Objective ▸ Give the material once more, word for word, without any images.

Source material ▸
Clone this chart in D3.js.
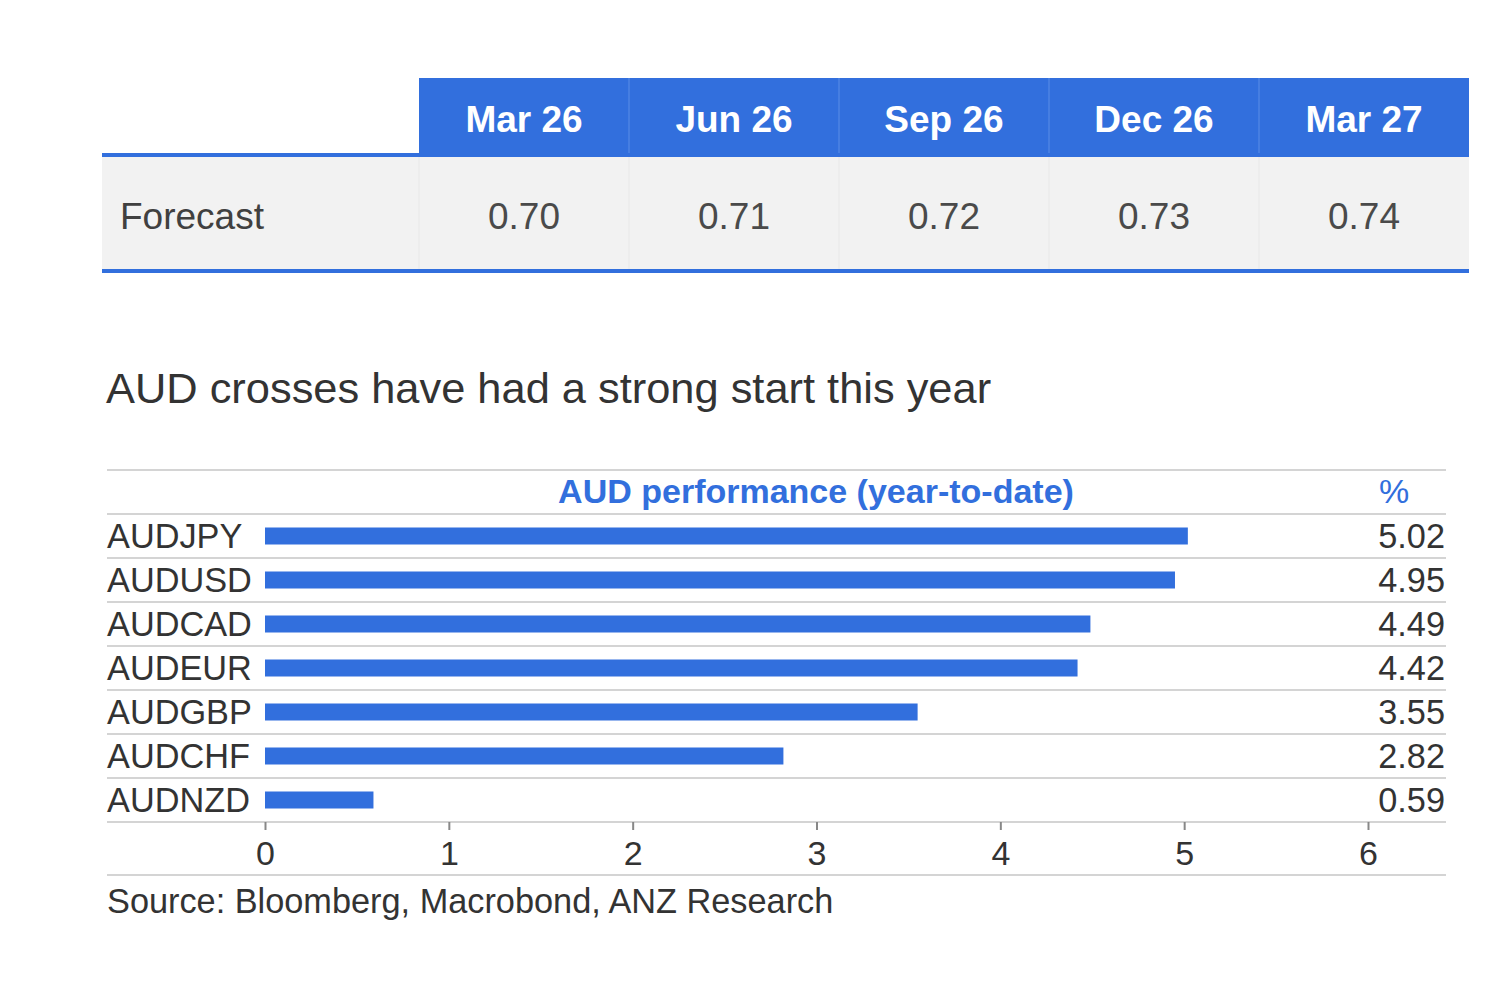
<!DOCTYPE html>
<html><head><meta charset="utf-8">
<script src="https://cdn.jsdelivr.net/npm/d3@7"></script>
<style>body{margin:0;background:#fff}</style>
</head><body>
<svg id="c" width="1502" height="996"></svg>
<script>
const periods = ["Mar 26","Jun 26","Sep 26","Dec 26","Mar 27"];
const forecast = [0.70,0.71,0.72,0.73,0.74];
const pairs = ["AUDJPY","AUDUSD","AUDCAD","AUDEUR","AUDGBP","AUDCHF","AUDNZD"];
const perf = [5.02,4.95,4.49,4.42,3.55,2.82,0.59];
const xTicks = [0,1,2,3,4,5,6];

const BLUE = "#326fdd";
const svg = d3.select("#c");
const font = "'Liberation Sans', Arial, sans-serif";

// ---- Table ----
const tx = d3.scaleBand().domain(periods).range([419,1469]);
const tHead = svg.append("g");
tHead.append("rect").attr("x",419).attr("y",78).attr("width",1050).attr("height",77).attr("fill",BLUE);
tHead.append("rect").attr("x",102).attr("y",157).attr("width",1367).attr("height",113).attr("fill","#f2f2f2");
periods.slice(1).forEach(p=>{
  tHead.append("line").attr("x1",tx(p)).attr("x2",tx(p)).attr("y1",78).attr("y2",155).attr("stroke","#5a8ee6").attr("stroke-width",1);
  tHead.append("line").attr("x1",tx(p)).attr("x2",tx(p)).attr("y1",157).attr("y2",269).attr("stroke","#e8e8e8").attr("stroke-width",1);
});
tHead.append("line").attr("x1",419).attr("x2",419).attr("y1",157).attr("y2",269).attr("stroke","#e8e8e8");
tHead.append("rect").attr("x",102).attr("y",153).attr("width",1367).attr("height",4).attr("fill",BLUE);
tHead.append("rect").attr("x",102).attr("y",269).attr("width",1367).attr("height",4).attr("fill",BLUE);
tHead.selectAll("text.h").data(periods).join("text")
  .attr("x",d=>tx(d)+tx.bandwidth()/2).attr("y",132).attr("text-anchor","middle")
  .attr("fill","#fff").attr("font-family",font).attr("font-weight","bold").attr("font-size",37)
  .text(d=>d);
tHead.append("text").attr("x",120).attr("y",229).attr("fill","#404040").attr("font-family",font).attr("font-size",37).text("Forecast");
tHead.selectAll("text.v").data(forecast).join("text")
  .attr("x",(d,i)=>tx(periods[i])+tx.bandwidth()/2).attr("y",229).attr("text-anchor","middle")
  .attr("fill","#4a4a4a").attr("font-family",font).attr("font-size",37).text(d=>d.toFixed(2));

// ---- Title ----
svg.append("text").attr("x",106).attr("y",403).attr("fill","#333").attr("font-family",font).attr("font-size",43.4)
  .text("AUD crosses have had a strong start this year");

// ---- Bar chart ----
const x = d3.scaleLinear().domain([0,6]).range([265,1368]);
const y = d3.scaleBand().domain(pairs).range([514,822]);
const g = svg.append("g");
const gridY = [470, ...pairs.map(p=>y(p)), 822, 875];
g.selectAll("line.grid").data(gridY).join("line")
  .attr("x1",107).attr("x2",1446).attr("y1",d=>d).attr("y2",d=>d)
  .attr("stroke","#d4d4d4").attr("stroke-width",2);
g.append("text").attr("x",816).attr("y",503).attr("text-anchor","middle").attr("fill",BLUE)
  .attr("font-family",font).attr("font-weight","bold").attr("font-size",34).text("AUD performance (year-to-date)");
g.append("text").attr("x",1394).attr("y",503).attr("text-anchor","middle").attr("fill",BLUE)
  .attr("font-family",font).attr("font-size",34).text("%");
g.selectAll("rect.bar").data(perf).join("rect")
  .attr("x",x(0)).attr("y",(d,i)=>y(pairs[i])+y.bandwidth()/2-8.5)
  .attr("width",d=>x(d)-x(0)).attr("height",17).attr("fill",BLUE);
g.selectAll("text.lab").data(pairs).join("text")
  .attr("x",107).attr("y",d=>y(d)+y.bandwidth()/2+12).attr("fill","#333")
  .attr("font-family",font).attr("font-size",34.3).text(d=>d);
g.selectAll("text.val").data(perf).join("text")
  .attr("x",1445).attr("y",(d,i)=>y(pairs[i])+y.bandwidth()/2+12).attr("text-anchor","end").attr("fill","#333")
  .attr("font-family",font).attr("font-size",34.3).text(d=>d.toFixed(2));
const ax = g.append("g").attr("transform","translate(0,822)")
  .call(d3.axisBottom(x).tickValues(xTicks).tickSize(8).tickFormat(d3.format("d")));
ax.select(".domain").remove();
ax.selectAll(".tick line").attr("stroke","#888").attr("stroke-width",2);
ax.selectAll(".tick text").attr("font-family",font).attr("font-size",34).attr("fill","#333").attr("y",19);
svg.append("text").attr("x",107).attr("y",913).attr("fill","#333").attr("font-family",font).attr("font-size",34.3)
  .text("Source: Bloomberg, Macrobond, ANZ Research");
</script>
</body></html>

Response to the exercise ▸
Clone this chart in D3.js.
<!DOCTYPE html>
<html><head><meta charset="utf-8">
<script src="https://cdn.jsdelivr.net/npm/d3@7"></script>
<style>body{margin:0;background:#fff}</style>
</head><body>
<svg id="c" width="1502" height="996"></svg>
<script>
const periods = ["Mar 26","Jun 26","Sep 26","Dec 26","Mar 27"];
const forecast = [0.70,0.71,0.72,0.73,0.74];
const pairs = ["AUDJPY","AUDUSD","AUDCAD","AUDEUR","AUDGBP","AUDCHF","AUDNZD"];
const perf = [5.02,4.95,4.49,4.42,3.55,2.82,0.59];
const xTicks = [0,1,2,3,4,5,6];

const BLUE = "#326fdd";
const svg = d3.select("#c");
const font = "'Liberation Sans', Arial, sans-serif";

// ---- Table ----
const tx = d3.scaleBand().domain(periods).range([419,1469]);
const tHead = svg.append("g");
tHead.append("rect").attr("x",419).attr("y",78).attr("width",1050).attr("height",77).attr("fill",BLUE);
tHead.append("rect").attr("x",102).attr("y",157).attr("width",1367).attr("height",113).attr("fill","#f2f2f2");
periods.slice(1).forEach(p=>{
  tHead.append("line").attr("x1",tx(p)).attr("x2",tx(p)).attr("y1",78).attr("y2",155).attr("stroke","#5a8ee6").attr("stroke-width",1);
  tHead.append("line").attr("x1",tx(p)).attr("x2",tx(p)).attr("y1",157).attr("y2",269).attr("stroke","#e8e8e8").attr("stroke-width",1);
});
tHead.append("line").attr("x1",419).attr("x2",419).attr("y1",157).attr("y2",269).attr("stroke","#e8e8e8");
tHead.append("rect").attr("x",102).attr("y",153).attr("width",1367).attr("height",4).attr("fill",BLUE);
tHead.append("rect").attr("x",102).attr("y",269).attr("width",1367).attr("height",4).attr("fill",BLUE);
tHead.selectAll("text.h").data(periods).join("text")
  .attr("x",d=>tx(d)+tx.bandwidth()/2).attr("y",132).attr("text-anchor","middle")
  .attr("fill","#fff").attr("font-family",font).attr("font-weight","bold").attr("font-size",37)
  .text(d=>d);
tHead.append("text").attr("x",120).attr("y",229).attr("fill","#404040").attr("font-family",font).attr("font-size",37).text("Forecast");
tHead.selectAll("text.v").data(forecast).join("text")
  .attr("x",(d,i)=>tx(periods[i])+tx.bandwidth()/2).attr("y",229).attr("text-anchor","middle")
  .attr("fill","#4a4a4a").attr("font-family",font).attr("font-size",37).text(d=>d.toFixed(2));

// ---- Title ----
svg.append("text").attr("x",106).attr("y",403).attr("fill","#333").attr("font-family",font).attr("font-size",43.4)
  .text("AUD crosses have had a strong start this year");

// ---- Bar chart ----
const x = d3.scaleLinear().domain([0,6]).range([265,1368]);
const y = d3.scaleBand().domain(pairs).range([514,822]);
const g = svg.append("g");
const gridY = [470, ...pairs.map(p=>y(p)), 822, 875];
g.selectAll("line.grid").data(gridY).join("line")
  .attr("x1",107).attr("x2",1446).attr("y1",d=>d).attr("y2",d=>d)
  .attr("stroke","#d4d4d4").attr("stroke-width",2);
g.append("text").attr("x",816).attr("y",503).attr("text-anchor","middle").attr("fill",BLUE)
  .attr("font-family",font).attr("font-weight","bold").attr("font-size",34).text("AUD performance (year-to-date)");
g.append("text").attr("x",1394).attr("y",503).attr("text-anchor","middle").attr("fill",BLUE)
  .attr("font-family",font).attr("font-size",34).text("%");
g.selectAll("rect.bar").data(perf).join("rect")
  .attr("x",x(0)).attr("y",(d,i)=>y(pairs[i])+y.bandwidth()/2-8.5)
  .attr("width",d=>x(d)-x(0)).attr("height",17).attr("fill",BLUE);
g.selectAll("text.lab").data(pairs).join("text")
  .attr("x",107).attr("y",d=>y(d)+y.bandwidth()/2+12).attr("fill","#333")
  .attr("font-family",font).attr("font-size",34.3).text(d=>d);
g.selectAll("text.val").data(perf).join("text")
  .attr("x",1445).attr("y",(d,i)=>y(pairs[i])+y.bandwidth()/2+12).attr("text-anchor","end").attr("fill","#333")
  .attr("font-family",font).attr("font-size",34.3).text(d=>d.toFixed(2));
const ax = g.append("g").attr("transform","translate(0,822)")
  .call(d3.axisBottom(x).tickValues(xTicks).tickSize(8).tickFormat(d3.format("d")));
ax.select(".domain").remove();
ax.selectAll(".tick line").attr("stroke","#888").attr("stroke-width",2);
ax.selectAll(".tick text").attr("font-family",font).attr("font-size",34).attr("fill","#333").attr("y",19);
svg.append("text").attr("x",107).attr("y",913).attr("fill","#333").attr("font-family",font).attr("font-size",34.3)
  .text("Source: Bloomberg, Macrobond, ANZ Research");
</script>
</body></html>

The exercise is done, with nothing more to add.